I can’t talk for Cristian, but for me finding a good balance has not always been easy. Possibly I’ve been too individual at times (especially in the Erasmus and young-PhD time), and I’ve required to many attentions other times. I was sincerely craving for that message to arrive, for a spontaneous phone call or the request to Skype.

Ode to a modern era, with reservation

Luckily we live in 2000-and-something, and we can exploit the luxury of connecting anywhere and anytime with other people around the world.
I remember when I first came here I didn’t even have Whatsapp on my mobile phone, while now I can share pictures on the go to let others see what I see, have group calls with multiple people sitting somewhere else.
I am not sure I would have experienced (and I would experience nowadays) the distance in the same way. I am thankful for Skype, Whatsapp, Telegram or whatever method that connects with people I care about around the world.

On the other hand, with many communication methods, we also have as many social media. In my opinion, they can be dangerous to long distance relationships because they suffer from a (strong) positive bias. Somehow we can still see what people in your “previous life” (and especially our long-distance partner) do. We can get the wrong idea that they are living the good life while we’re on the couch wearing a pajama. Social media can give us the idea that we are missing out something, and they make us unhappy, envious, jealous, and convinced that the other person does not care enough about us. But again we can’t preclude the other the right to live and enjoy life (especially, talking about myself, being the one to take the step and leave/sign a contract abroad).

Growing apart

Two people living in different countries, speaking different languages, having different economic and housing situations, different types of support, subject to very different stimuli and challenges and everyday life end up being different.
This was my strong statement and major fear. I was begging to try to communicate as much and as deeply as possible, to be able to keep that link tight and stronger than all differences in conditions.
I was afraid that one day, finally together, we would look at each other and do not recognize the other person anymore.

  • share the (good and bad moments)
  • share moments of life together
  • find the optimal way to communicate. And by this I do not mean being both online. I mean getting information through, and making the other part of our life. For me, no matter what, the traditional phone calls are the best (sorry Skype!)

A happy ending

I realize now how negative all this can seem. I’ve struggled with the distance, yes. And very much. However, I am truly confident that everything happens for a reason and I do not regret for that difficult time. In a sense I also think it helped us grow to the persons we are now. And to the relationship we have now. Together. And close to each other.

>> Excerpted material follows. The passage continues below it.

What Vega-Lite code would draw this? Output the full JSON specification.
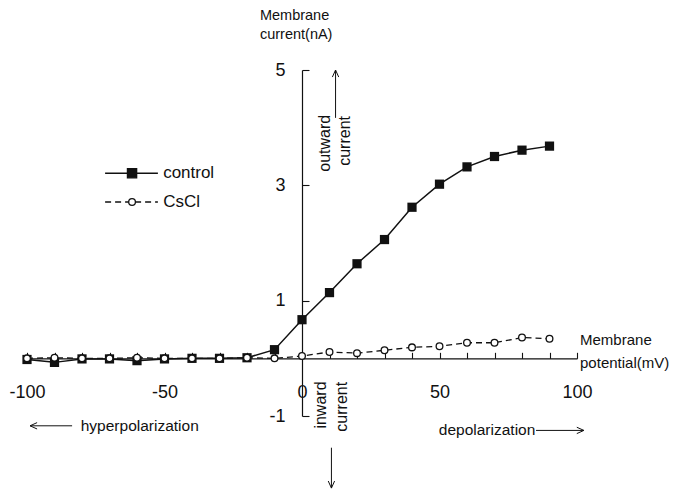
{
  "$schema": "https://vega.github.io/schema/vega-lite/v6.json",
  "width": 550,
  "height": 346,
  "autosize": {"type": "none"},
  "padding": {"left": 27, "top": 70, "right": 101, "bottom": 77},
  "background": "white",
  "config": {
    "view": {"stroke": null},
    "font": "Liberation Sans",
    "axis": {
      "grid": false,
      "domainColor": "#111",
      "domainWidth": 1.2,
      "tickColor": "#111",
      "tickWidth": 1.1,
      "labelColor": "#111",
      "labelFont": "Liberation Sans",
      "labelFontSize": 18,
      "labelFlush": false,
      "labelOverlap": false
    }
  },
  "resolve": {"scale": {"shape": "independent", "size": "independent", "fill": "independent", "strokeDash": "independent"}},
  "datasets": {
    "iv": [
      {"trace": "control", "mV": -100, "nA": -0.02},
      {"trace": "control", "mV": -90, "nA": -0.07},
      {"trace": "control", "mV": -80, "nA": -0.01},
      {"trace": "control", "mV": -70, "nA": -0.01},
      {"trace": "control", "mV": -60, "nA": -0.04},
      {"trace": "control", "mV": -50, "nA": -0.01},
      {"trace": "control", "mV": -40, "nA": 0},
      {"trace": "control", "mV": -30, "nA": 0},
      {"trace": "control", "mV": -20, "nA": 0.01},
      {"trace": "control", "mV": -10, "nA": 0.15},
      {"trace": "control", "mV": 0, "nA": 0.67},
      {"trace": "control", "mV": 10, "nA": 1.14},
      {"trace": "control", "mV": 20, "nA": 1.64},
      {"trace": "control", "mV": 30, "nA": 2.06},
      {"trace": "control", "mV": 40, "nA": 2.62},
      {"trace": "control", "mV": 50, "nA": 3.02},
      {"trace": "control", "mV": 60, "nA": 3.32},
      {"trace": "control", "mV": 70, "nA": 3.5},
      {"trace": "control", "mV": 80, "nA": 3.61},
      {"trace": "control", "mV": 90, "nA": 3.68},
      {"trace": "CsCl", "mV": -100, "nA": 0},
      {"trace": "CsCl", "mV": -90, "nA": 0.01},
      {"trace": "CsCl", "mV": -80, "nA": 0},
      {"trace": "CsCl", "mV": -70, "nA": 0},
      {"trace": "CsCl", "mV": -60, "nA": 0.01},
      {"trace": "CsCl", "mV": -50, "nA": 0},
      {"trace": "CsCl", "mV": -40, "nA": 0},
      {"trace": "CsCl", "mV": -30, "nA": 0},
      {"trace": "CsCl", "mV": -20, "nA": 0.01},
      {"trace": "CsCl", "mV": -10, "nA": 0.0},
      {"trace": "CsCl", "mV": 0, "nA": 0.04},
      {"trace": "CsCl", "mV": 10, "nA": 0.11},
      {"trace": "CsCl", "mV": 20, "nA": 0.09},
      {"trace": "CsCl", "mV": 30, "nA": 0.14},
      {"trace": "CsCl", "mV": 40, "nA": 0.19},
      {"trace": "CsCl", "mV": 50, "nA": 0.21},
      {"trace": "CsCl", "mV": 60, "nA": 0.27},
      {"trace": "CsCl", "mV": 70, "nA": 0.27},
      {"trace": "CsCl", "mV": 80, "nA": 0.36},
      {"trace": "CsCl", "mV": 90, "nA": 0.34}
    ],
    "legendLines": [
      {"trace": "control", "mV": -71.6, "mV2": -52.4, "nA": 3.21},
      {"trace": "CsCl", "mV": -71.6, "mV2": -52.4, "nA": 2.71}
    ],
    "legendMarks": [
      {"trace": "control", "mV": -61.8, "nA": 3.21},
      {"trace": "CsCl", "mV": -61.8, "nA": 2.71}
    ],
    "legendText": [
      {"text": "control", "mV": -50.5, "nA": 3.21},
      {"text": "CsCl", "mV": -50.5, "nA": 2.71}
    ],
    "yTitle": [
      {"text": "Membrane", "mV": -15.3, "nA": 5.94},
      {"text": "current(nA)", "mV": -15.3, "nA": 5.61}
    ],
    "xTitle": [
      {"text": "Membrane", "mV": 101.1, "nA": 0.32},
      {"text": "potential(mV)", "mV": 101.1, "nA": -0.08}
    ],
    "direction": [
      {"text": "hyperpolarization", "mV": -59, "nA": -1.17},
      {"text": "depolarization", "mV": 67.3, "nA": -1.25}
    ],
    "currentNotes": [
      {"text": "outward", "mV": 8.4, "nA": 3.73},
      {"text": "current", "mV": 15.6, "nA": 3.77},
      {"text": "inward", "mV": 6.9, "nA": -0.81},
      {"text": "current", "mV": 14.5, "nA": -0.84}
    ],
    "arrows": [
      {"dir": "up", "mV": 12.2, "nA": 4.17, "mV2": 12.2, "nA2": 5.0},
      {"dir": "down", "mV": 10.7, "nA": -1.55, "mV2": 10.7, "nA2": -2.25},
      {"dir": "left", "mV": -83.6, "nA": -1.17, "mV2": -98.9, "nA2": -1.17},
      {"dir": "right", "mV": 85.1, "nA": -1.25, "mV2": 102.5, "nA2": -1.25}
    ]
  },
  "encoding": {
    "x": {
      "field": "mV",
      "type": "quantitative",
      "scale": {"domain": [-100, 100], "nice": false, "zero": false},
      "axis": {
        "orient": "bottom",
        "offset": -57.67,
        "title": null,
        "values": [-100, -90, -80, -70, -60, -50, -40, -30, -20, -10, 0, 10, 20, 30, 40, 50, 60, 70, 80, 90, 100],
        "tickSize": -6,
        "labelPadding": 31,
        "labelExpr": "datum.value % 50 === 0 ? '' + datum.value : ''"
      }
    },
    "y": {
      "field": "nA",
      "type": "quantitative",
      "scale": {"domain": [-1, 5], "nice": false, "zero": false},
      "axis": {
        "orient": "left",
        "offset": -275,
        "title": null,
        "values": [-1, 1, 3, 5],
        "tickSize": -7,
        "labelPadding": 24,
        "labelExpr": "'' + datum.value"
      }
    }
  },
  "layer": [
    {
      "data": {"name": "iv"},
      "transform": [{"filter": "datum.trace === 'control'"}],
      "mark": {"type": "line", "color": "#111", "strokeWidth": 1.5}
    },
    {
      "data": {"name": "iv"},
      "transform": [{"filter": "datum.trace === 'CsCl'"}],
      "mark": {"type": "line", "color": "#111", "strokeWidth": 1.3, "strokeDash": [6, 4]}
    },
    {
      "data": {"name": "legendLines"},
      "mark": {"type": "rule", "color": "#111", "strokeWidth": 1.4},
      "encoding": {
        "x2": {"field": "mV2"},
        "strokeDash": {
          "field": "trace",
          "type": "nominal",
          "scale": {"domain": ["control", "CsCl"], "range": [[1, 0], [6, 4]]},
          "legend": null
        }
      }
    },
    {
      "data": {"name": "iv"},
      "transform": [{"filter": "datum.trace === 'control'"}],
      "mark": {"type": "point", "shape": "square", "size": 85, "filled": true, "color": "#111", "opacity": 1}
    },
    {
      "data": {"name": "iv"},
      "transform": [{"filter": "datum.trace === 'CsCl'"}],
      "mark": {"type": "point", "shape": "circle", "size": 45, "fill": "white", "stroke": "#111", "strokeWidth": 1.3, "opacity": 1, "fillOpacity": 1}
    },
    {
      "data": {"name": "legendMarks"},
      "mark": {"type": "point", "opacity": 1, "strokeWidth": 1.3, "stroke": "#111", "fillOpacity": 1},
      "encoding": {
        "shape": {"field": "trace", "type": "nominal", "scale": {"domain": ["control", "CsCl"], "range": ["square", "circle"]}, "legend": null},
        "fill": {"field": "trace", "type": "nominal", "scale": {"domain": ["control", "CsCl"], "range": ["#111", "white"]}, "legend": null},
        "size": {"field": "trace", "type": "nominal", "scale": {"domain": ["control", "CsCl"], "range": [85, 45]}, "legend": null}
      }
    },
    {
      "data": {"name": "legendText"},
      "mark": {"type": "text", "align": "left", "baseline": "middle", "fontSize": 17, "color": "#111"},
      "encoding": {"text": {"field": "text"}}
    },
    {
      "data": {"name": "yTitle"},
      "mark": {"type": "text", "align": "left", "baseline": "middle", "fontSize": 14.5, "color": "#111"},
      "encoding": {"text": {"field": "text"}}
    },
    {
      "data": {"name": "xTitle"},
      "mark": {"type": "text", "align": "left", "baseline": "middle", "fontSize": 15, "color": "#111"},
      "encoding": {"text": {"field": "text"}}
    },
    {
      "data": {"name": "direction"},
      "mark": {"type": "text", "align": "center", "baseline": "middle", "fontSize": 15.5, "color": "#111"},
      "encoding": {"text": {"field": "text"}}
    },
    {
      "data": {"name": "currentNotes"},
      "mark": {"type": "text", "align": "center", "baseline": "middle", "fontSize": 16, "angle": 270, "color": "#111"},
      "encoding": {"text": {"field": "text"}}
    },
    {
      "data": {"name": "arrows"},
      "mark": {"type": "rule", "color": "#111", "strokeWidth": 1},
      "encoding": {
        "x2": {"field": "mV2"},
        "y2": {"field": "nA2"}
      }
    },
    {
      "data": {"name": "arrows"},
      "mark": {"type": "point", "filled": false, "stroke": "#111", "strokeWidth": 1, "size": 200, "opacity": 1},
      "encoding": {
        "x": {"field": "mV2", "type": "quantitative"},
        "y": {"field": "nA2", "type": "quantitative"},
        "shape": {
          "field": "dir",
          "type": "nominal",
          "scale": {
            "domain": ["up", "down", "left", "right"],
            "range": ["M -0.45 1 L 0 0 L 0.45 1", "M -0.45 -1 L 0 0 L 0.45 -1", "M 1 -0.45 L 0 0 L 1 0.45", "M -1 -0.45 L 0 0 L -1 0.45"]
          },
          "legend": null
        }
      }
    }
  ]
}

And we can say we have managed to keep a sort of a balance between individuality and couple, we have enjoyed that time together that was so short and so special, we (I at least) have cried at the airport – when welcoming for excitement and when saying goodbye.
We have tried to communicate despite all and used the social media conscientiously. While growing along different paths we have tried to hold our hands to be able to recognize each other the day we would have “met” again. And finally, we have managed to make that distance disappear.

If you’re in a long distance relationship, send something or call your beloved one. You’re definitely stronger than distances.
But if you have the luck of sharing the couch with him/her, please squeeze each other in a strong hug.

Enjoy that lovely boring everyday life together.